Set task: Retype the opening lines of the data exactly, stopping after the line that contains "(certainty) at (937,752)". Skip every picture.

** Start of Data shown **

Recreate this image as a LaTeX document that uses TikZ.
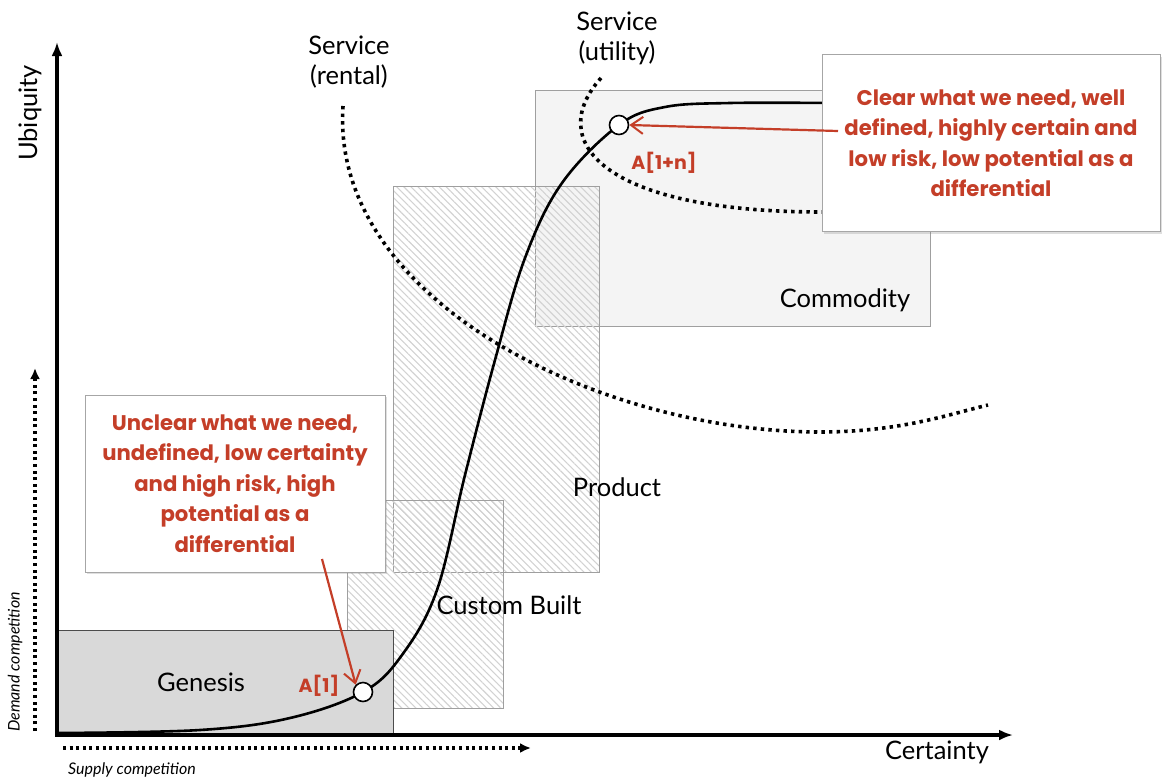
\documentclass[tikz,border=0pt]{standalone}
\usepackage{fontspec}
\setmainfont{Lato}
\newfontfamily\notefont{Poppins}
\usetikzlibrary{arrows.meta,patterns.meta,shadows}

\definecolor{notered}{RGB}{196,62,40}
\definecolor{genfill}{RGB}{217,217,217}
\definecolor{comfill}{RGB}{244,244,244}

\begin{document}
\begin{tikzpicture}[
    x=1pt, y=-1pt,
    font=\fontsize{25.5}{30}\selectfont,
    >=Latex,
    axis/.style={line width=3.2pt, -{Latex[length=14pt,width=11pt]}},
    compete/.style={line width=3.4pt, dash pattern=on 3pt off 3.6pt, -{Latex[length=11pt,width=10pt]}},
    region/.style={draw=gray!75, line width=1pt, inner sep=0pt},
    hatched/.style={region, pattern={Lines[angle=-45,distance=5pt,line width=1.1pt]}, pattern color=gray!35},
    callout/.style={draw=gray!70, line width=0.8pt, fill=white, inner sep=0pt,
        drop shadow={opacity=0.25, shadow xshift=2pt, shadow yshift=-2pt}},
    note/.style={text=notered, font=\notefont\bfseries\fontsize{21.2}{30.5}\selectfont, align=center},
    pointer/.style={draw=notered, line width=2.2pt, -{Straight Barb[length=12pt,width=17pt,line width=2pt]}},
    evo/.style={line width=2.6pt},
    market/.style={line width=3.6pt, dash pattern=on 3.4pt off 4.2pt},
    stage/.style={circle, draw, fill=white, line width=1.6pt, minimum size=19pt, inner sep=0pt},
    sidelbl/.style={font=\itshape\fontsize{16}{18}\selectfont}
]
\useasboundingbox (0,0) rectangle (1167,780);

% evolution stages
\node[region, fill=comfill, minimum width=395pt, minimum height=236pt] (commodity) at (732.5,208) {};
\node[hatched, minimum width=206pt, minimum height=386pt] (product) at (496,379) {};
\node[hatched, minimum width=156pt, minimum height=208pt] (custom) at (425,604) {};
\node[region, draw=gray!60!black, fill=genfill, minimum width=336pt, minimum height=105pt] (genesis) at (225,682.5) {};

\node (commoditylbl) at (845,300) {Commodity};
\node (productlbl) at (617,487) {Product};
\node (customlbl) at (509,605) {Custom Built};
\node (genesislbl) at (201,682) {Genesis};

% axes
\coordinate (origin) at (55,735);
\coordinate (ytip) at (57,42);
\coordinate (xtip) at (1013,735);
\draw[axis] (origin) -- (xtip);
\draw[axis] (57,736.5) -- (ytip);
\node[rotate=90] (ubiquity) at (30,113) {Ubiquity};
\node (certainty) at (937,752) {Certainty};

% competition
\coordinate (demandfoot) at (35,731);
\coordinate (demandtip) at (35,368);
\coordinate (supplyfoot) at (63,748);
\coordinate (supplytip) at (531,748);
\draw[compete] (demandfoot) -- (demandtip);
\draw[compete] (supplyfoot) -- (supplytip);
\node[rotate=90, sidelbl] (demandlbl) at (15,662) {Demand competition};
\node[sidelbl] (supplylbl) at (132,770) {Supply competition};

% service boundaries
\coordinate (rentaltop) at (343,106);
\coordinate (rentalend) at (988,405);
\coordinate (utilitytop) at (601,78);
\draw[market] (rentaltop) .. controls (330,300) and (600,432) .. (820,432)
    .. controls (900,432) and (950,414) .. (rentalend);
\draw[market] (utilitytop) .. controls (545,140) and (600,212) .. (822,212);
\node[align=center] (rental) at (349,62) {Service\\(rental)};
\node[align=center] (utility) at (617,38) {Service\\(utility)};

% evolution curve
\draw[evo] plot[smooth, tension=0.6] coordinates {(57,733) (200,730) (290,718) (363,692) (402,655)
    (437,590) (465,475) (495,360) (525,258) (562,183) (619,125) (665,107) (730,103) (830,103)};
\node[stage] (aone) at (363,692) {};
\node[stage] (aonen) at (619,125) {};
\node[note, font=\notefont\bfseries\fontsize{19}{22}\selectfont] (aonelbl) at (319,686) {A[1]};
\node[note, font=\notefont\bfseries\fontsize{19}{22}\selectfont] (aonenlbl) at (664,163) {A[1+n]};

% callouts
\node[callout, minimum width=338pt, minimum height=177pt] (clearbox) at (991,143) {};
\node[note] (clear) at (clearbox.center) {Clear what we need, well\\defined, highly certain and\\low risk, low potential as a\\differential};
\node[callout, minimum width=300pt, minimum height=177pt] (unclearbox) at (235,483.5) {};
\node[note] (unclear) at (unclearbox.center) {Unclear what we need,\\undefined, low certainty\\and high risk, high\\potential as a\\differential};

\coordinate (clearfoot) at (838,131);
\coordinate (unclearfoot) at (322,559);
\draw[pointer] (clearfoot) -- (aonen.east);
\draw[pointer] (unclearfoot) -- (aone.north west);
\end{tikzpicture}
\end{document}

** End of Data shown **

Task answer:
Recreate this image as a LaTeX document that uses TikZ.
\documentclass[tikz,border=0pt]{standalone}
\usepackage{fontspec}
\setmainfont{Lato}
\newfontfamily\notefont{Poppins}
\usetikzlibrary{arrows.meta,patterns.meta,shadows}

\definecolor{notered}{RGB}{196,62,40}
\definecolor{genfill}{RGB}{217,217,217}
\definecolor{comfill}{RGB}{244,244,244}

\begin{document}
\begin{tikzpicture}[
    x=1pt, y=-1pt,
    font=\fontsize{25.5}{30}\selectfont,
    >=Latex,
    axis/.style={line width=3.2pt, -{Latex[length=14pt,width=11pt]}},
    compete/.style={line width=3.4pt, dash pattern=on 3pt off 3.6pt, -{Latex[length=11pt,width=10pt]}},
    region/.style={draw=gray!75, line width=1pt, inner sep=0pt},
    hatched/.style={region, pattern={Lines[angle=-45,distance=5pt,line width=1.1pt]}, pattern color=gray!35},
    callout/.style={draw=gray!70, line width=0.8pt, fill=white, inner sep=0pt,
        drop shadow={opacity=0.25, shadow xshift=2pt, shadow yshift=-2pt}},
    note/.style={text=notered, font=\notefont\bfseries\fontsize{21.2}{30.5}\selectfont, align=center},
    pointer/.style={draw=notered, line width=2.2pt, -{Straight Barb[length=12pt,width=17pt,line width=2pt]}},
    evo/.style={line width=2.6pt},
    market/.style={line width=3.6pt, dash pattern=on 3.4pt off 4.2pt},
    stage/.style={circle, draw, fill=white, line width=1.6pt, minimum size=19pt, inner sep=0pt},
    sidelbl/.style={font=\itshape\fontsize{16}{18}\selectfont}
]
\useasboundingbox (0,0) rectangle (1167,780);

% evolution stages
\node[region, fill=comfill, minimum width=395pt, minimum height=236pt] (commodity) at (732.5,208) {};
\node[hatched, minimum width=206pt, minimum height=386pt] (product) at (496,379) {};
\node[hatched, minimum width=156pt, minimum height=208pt] (custom) at (425,604) {};
\node[region, draw=gray!60!black, fill=genfill, minimum width=336pt, minimum height=105pt] (genesis) at (225,682.5) {};

\node (commoditylbl) at (845,300) {Commodity};
\node (productlbl) at (617,487) {Product};
\node (customlbl) at (509,605) {Custom Built};
\node (genesislbl) at (201,682) {Genesis};

% axes
\coordinate (origin) at (55,735);
\coordinate (ytip) at (57,42);
\coordinate (xtip) at (1013,735);
\draw[axis] (origin) -- (xtip);
\draw[axis] (57,736.5) -- (ytip);
\node[rotate=90] (ubiquity) at (30,113) {Ubiquity};
\node (certainty) at (937,752) {Certainty};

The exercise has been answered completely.